Despite warnings against travel, Gov. Rick Scott announced early that there was no need to extend voter registration deadlines.

Hurricane Matthew didn’t become the national disaster many Americans feared (although the country of Haiti is once again reeling from hundreds of deaths and hundreds of thousands of displaced Haitians after the storm blew through). While strong winds and flooding has plagued the coast from Florida to North Carolina, the death toll in the US remains low and the storm has weakened as it missed its initial target.

The political effects, however? Well, those are still to be determined.

Despite warnings against travel and repeated advice to stay inside and avoid the storm, Florida Governor Rick Scott announced early that — natural disaster or not — there was no need to extend voter registration in Florida to make up for the days people may be unable to get out and get on the voter rolls. This decision came despite the fact that the administration itself was warning people days ahead to evacuate or risk death.

“Florida Gov. Rick Scott on Thursday night said the state’s deadline next Tuesday to register to vote is staying put,” Florida Politics reported. “‘I’m not going to extend it,’ Scott told reporters at a Hurricane Matthew briefing in the state’s Emergency Operations Center in Tallahassee. ‘Everybody has had a lot of time to register,’ he said. “On top of that, we’ve got lots of opportunities to vote: Early voting, absentee voting and Election Day. So I don’t intend to make any changes.'”

One Florida political scientist noted that for the last presidential election, 50,000 voters registered in just the last five days of the registration window closing.

Of course, the GOP has never met a voter suppression tactic they didn’t love, so seeing Gov. Scott politicize the storm is sadly unsurprising (although luckily the deadline was extended at the last minute despite his stance).

Nor was it surprising to see the conservative media try to claim that President Obama somehow engineered the pending meteorological crisis as a way to sway the presidential race.
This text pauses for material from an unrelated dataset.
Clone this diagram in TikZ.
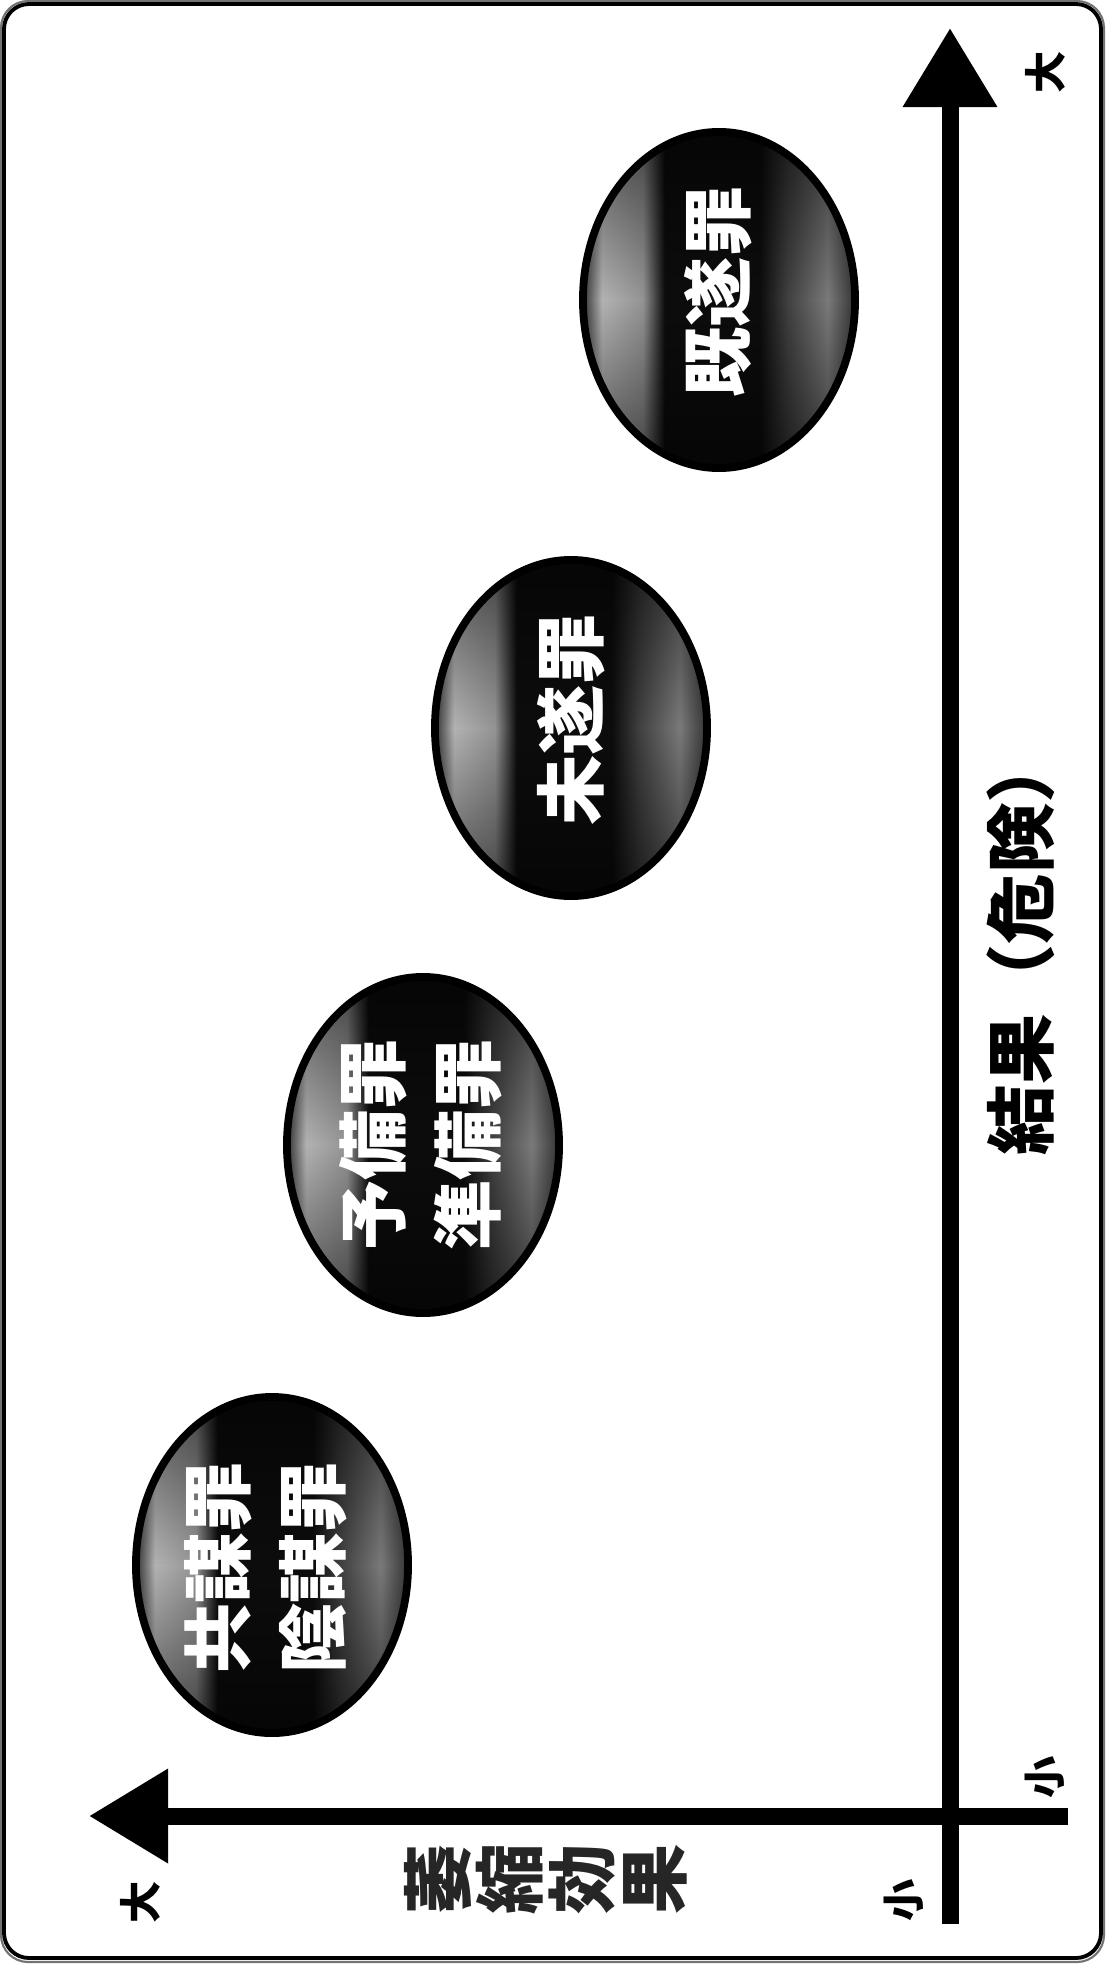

According to Mediaite, a right-wing outlet called “Heat Street” ran an online poll asking, “Do you think President Obama ordered the US military to engineer a hurricane for the sole purpose of destroying Donald Trump’s Mar-a-lago estate?”

“That poll comes at the bottom of an article called, ‘SHAMELESS: Obama Refuses to Act as Hurricane Matthew Heads Straight for Trump’s Estate in Mar-A-Lago.’ That article includes the line, “‘As it turns out, Hurricane Matthew is heading straight for Mar-a-Lago, and President [Barack Obama] isn’t doing anything to stop it,'” Mediaite reports. “It is unclear how they would like Obama to ‘stop’ the hurricane, but for what it’s worth, the president has declared a state of emergency in Florida as Hurricane Matthew approaches. It is unlikely that the military engineered a dangerous natural disaster at his request, but that could be why ‘It’s possible, but I’d need to see more evidence’ is listed as a poll option.”

While that poll may seem ridiculously over the top when it comes to far right conspiracy theories, even the more “mainstream” of conservative news sites were also stirring up the political pot over Hurricane Matthew. Conservative media superstar Matt Drudge of the Drudge Report announced that he believed the Obama administration was lying about the severity of the storm in an effort to bolster claims that man-made climate change is real.

“The deplorables are starting to wonder if govt has been lying to them about Hurricane Matthew intensity to make exaggerated point on climate,” he tweeted Thursday, likely before the Haitian death toll started to reach to almost 1000. The Daily Caller continued the theme, arguing, “Matthew has already broken records for Caribbean hurricanes, according to the Weather Channel. It was the longest living Category 4 or 5 storm in the Atlantic and Eastern Caribbean on record, and has generated more accumulated energy than the entire Atlantic hurricane season in 2013. That’s terrifying, but is it global warming?”

Or course, any impact Matthew might have made on the presidential race this weekend is wiped out anyway, after the Trump tape revelations and the GOP schism over the head of their ticket. It looks like the GOP was focusing on the wrong bag of wind once again.